Persons now living rarely conceive of themselves as a part of history and seldom make provisions for the perpetuation of examples and data of their era. Although most of the carriages that once crowded the roads have disappeared, some fine examples still exist in America on large estates in hay-filled barns and dusty carriage houses, and it is to be hoped that these few remaining vehicles will be rescued and placed in museums where they will be preserved for the generations that come after us as living mementoes of our past. Even the printed material, old carriage maker’s catalogues, plans, illustrated magazines, scrapbooks, wall charts, technical and account books—once present in every carriage maker’s shop, has all but disappeared.
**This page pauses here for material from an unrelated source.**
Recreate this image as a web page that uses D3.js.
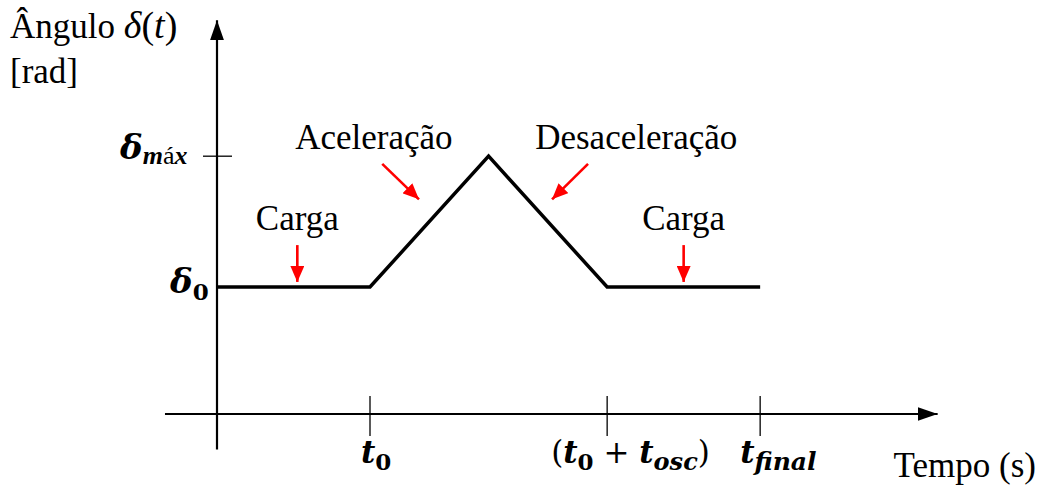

This material is of great value to the researcher, librarian and curator at museums which have made provisions for its preservation. Persons owning any of these documents would be performing an act of public service in offering this material to museums, libraries or historical societies so that it too can be kept intact.
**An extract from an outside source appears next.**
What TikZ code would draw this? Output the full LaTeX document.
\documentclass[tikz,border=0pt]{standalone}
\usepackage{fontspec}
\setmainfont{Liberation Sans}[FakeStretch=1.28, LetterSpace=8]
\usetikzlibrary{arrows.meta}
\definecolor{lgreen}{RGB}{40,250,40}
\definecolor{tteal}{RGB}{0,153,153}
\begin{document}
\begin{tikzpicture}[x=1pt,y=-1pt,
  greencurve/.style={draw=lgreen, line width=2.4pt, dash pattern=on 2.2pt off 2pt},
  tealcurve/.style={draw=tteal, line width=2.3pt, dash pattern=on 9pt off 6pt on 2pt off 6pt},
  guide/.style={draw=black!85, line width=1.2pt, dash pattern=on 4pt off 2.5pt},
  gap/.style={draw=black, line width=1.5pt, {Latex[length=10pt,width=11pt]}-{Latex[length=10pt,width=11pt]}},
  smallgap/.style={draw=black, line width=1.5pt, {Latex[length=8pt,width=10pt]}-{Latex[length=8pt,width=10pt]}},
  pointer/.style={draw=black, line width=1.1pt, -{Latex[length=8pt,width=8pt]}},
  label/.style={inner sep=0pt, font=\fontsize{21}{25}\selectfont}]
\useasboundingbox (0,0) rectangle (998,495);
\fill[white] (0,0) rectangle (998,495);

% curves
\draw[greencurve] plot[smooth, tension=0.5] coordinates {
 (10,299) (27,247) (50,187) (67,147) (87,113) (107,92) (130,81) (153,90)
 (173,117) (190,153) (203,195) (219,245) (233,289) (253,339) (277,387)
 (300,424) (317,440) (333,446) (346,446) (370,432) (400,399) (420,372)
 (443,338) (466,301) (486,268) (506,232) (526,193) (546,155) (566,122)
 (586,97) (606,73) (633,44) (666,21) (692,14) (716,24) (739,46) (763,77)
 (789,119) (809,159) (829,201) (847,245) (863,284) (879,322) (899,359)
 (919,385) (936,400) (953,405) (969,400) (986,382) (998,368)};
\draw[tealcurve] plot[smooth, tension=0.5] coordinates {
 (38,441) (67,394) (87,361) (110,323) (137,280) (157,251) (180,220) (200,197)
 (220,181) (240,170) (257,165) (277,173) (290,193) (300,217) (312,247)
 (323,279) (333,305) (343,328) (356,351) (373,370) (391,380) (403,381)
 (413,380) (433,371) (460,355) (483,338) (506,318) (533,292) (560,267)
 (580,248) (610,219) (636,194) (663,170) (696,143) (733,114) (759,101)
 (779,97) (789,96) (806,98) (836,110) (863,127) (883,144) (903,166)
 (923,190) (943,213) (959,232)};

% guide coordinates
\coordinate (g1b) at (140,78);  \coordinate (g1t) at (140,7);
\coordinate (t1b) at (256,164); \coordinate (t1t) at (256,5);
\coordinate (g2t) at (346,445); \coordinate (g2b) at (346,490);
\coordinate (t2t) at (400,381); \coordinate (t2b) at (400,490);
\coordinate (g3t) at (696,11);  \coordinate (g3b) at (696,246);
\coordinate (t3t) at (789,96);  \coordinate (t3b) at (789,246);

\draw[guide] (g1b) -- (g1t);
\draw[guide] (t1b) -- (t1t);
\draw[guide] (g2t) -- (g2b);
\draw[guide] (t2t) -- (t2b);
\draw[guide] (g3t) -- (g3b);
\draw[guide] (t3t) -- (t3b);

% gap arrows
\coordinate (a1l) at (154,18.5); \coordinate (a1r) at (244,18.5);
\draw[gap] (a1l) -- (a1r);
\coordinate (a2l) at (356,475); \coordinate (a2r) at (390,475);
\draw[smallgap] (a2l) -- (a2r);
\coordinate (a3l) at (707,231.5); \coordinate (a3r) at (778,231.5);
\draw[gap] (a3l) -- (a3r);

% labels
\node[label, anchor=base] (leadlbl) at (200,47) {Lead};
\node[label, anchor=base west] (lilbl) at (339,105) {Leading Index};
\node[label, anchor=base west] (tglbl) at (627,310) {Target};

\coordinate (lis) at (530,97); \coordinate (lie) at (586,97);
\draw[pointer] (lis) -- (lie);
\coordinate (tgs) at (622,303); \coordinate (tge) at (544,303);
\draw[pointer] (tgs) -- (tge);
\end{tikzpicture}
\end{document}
The collection of vehicles at the Shelburne Museum contains the sleighs and carriages, light and heavy, formerly owned by the late Dr. and Mrs. W. Seward Webb; also those given by Mrs. Richard V. N. Gambrill in memory of her husband; gifts of single carriages or sleighs from interested donors; and purchases made to secure representative vehicles. Illustrated in this pamphlet, which is the first of the Shelburne Museum series, are examples of many of the carriage types on display. A complete listing of the other carriages will be found on page 65. A later publication will depict and describe the farm and commercial wagons, as well as the fine collection of sleighs.
“Setting up” a fine carriage in the last century was quite different from purchasing a fine automobile today. Considerable knowledge was required as to style of harness, liveries, purpose, details and customs. The description of one of the most costly late 19th century stables here in the United States reads like a tale from the Arabian nights. The town coach barn of this owner contained a coach, a brougham, a hansom, a runabout and an opera wagon, but the carriage house at his country estate was awe-inspiring. It sheltered
dozens of vehicles of every sort, and a corps of stablemen was employed to maintain these vehicles in first class condition. In 1905 this collection was broken up and auctioned off to the hundreds who came and went during the days of the sale. Newspaper accounts of the day said that they were bewildered by the display of the victorias, the park drags, the skeleton breaks, the two hundred sets of harness, the magnificent monogrammed blankets for the horses and all the rest of the accoutrements.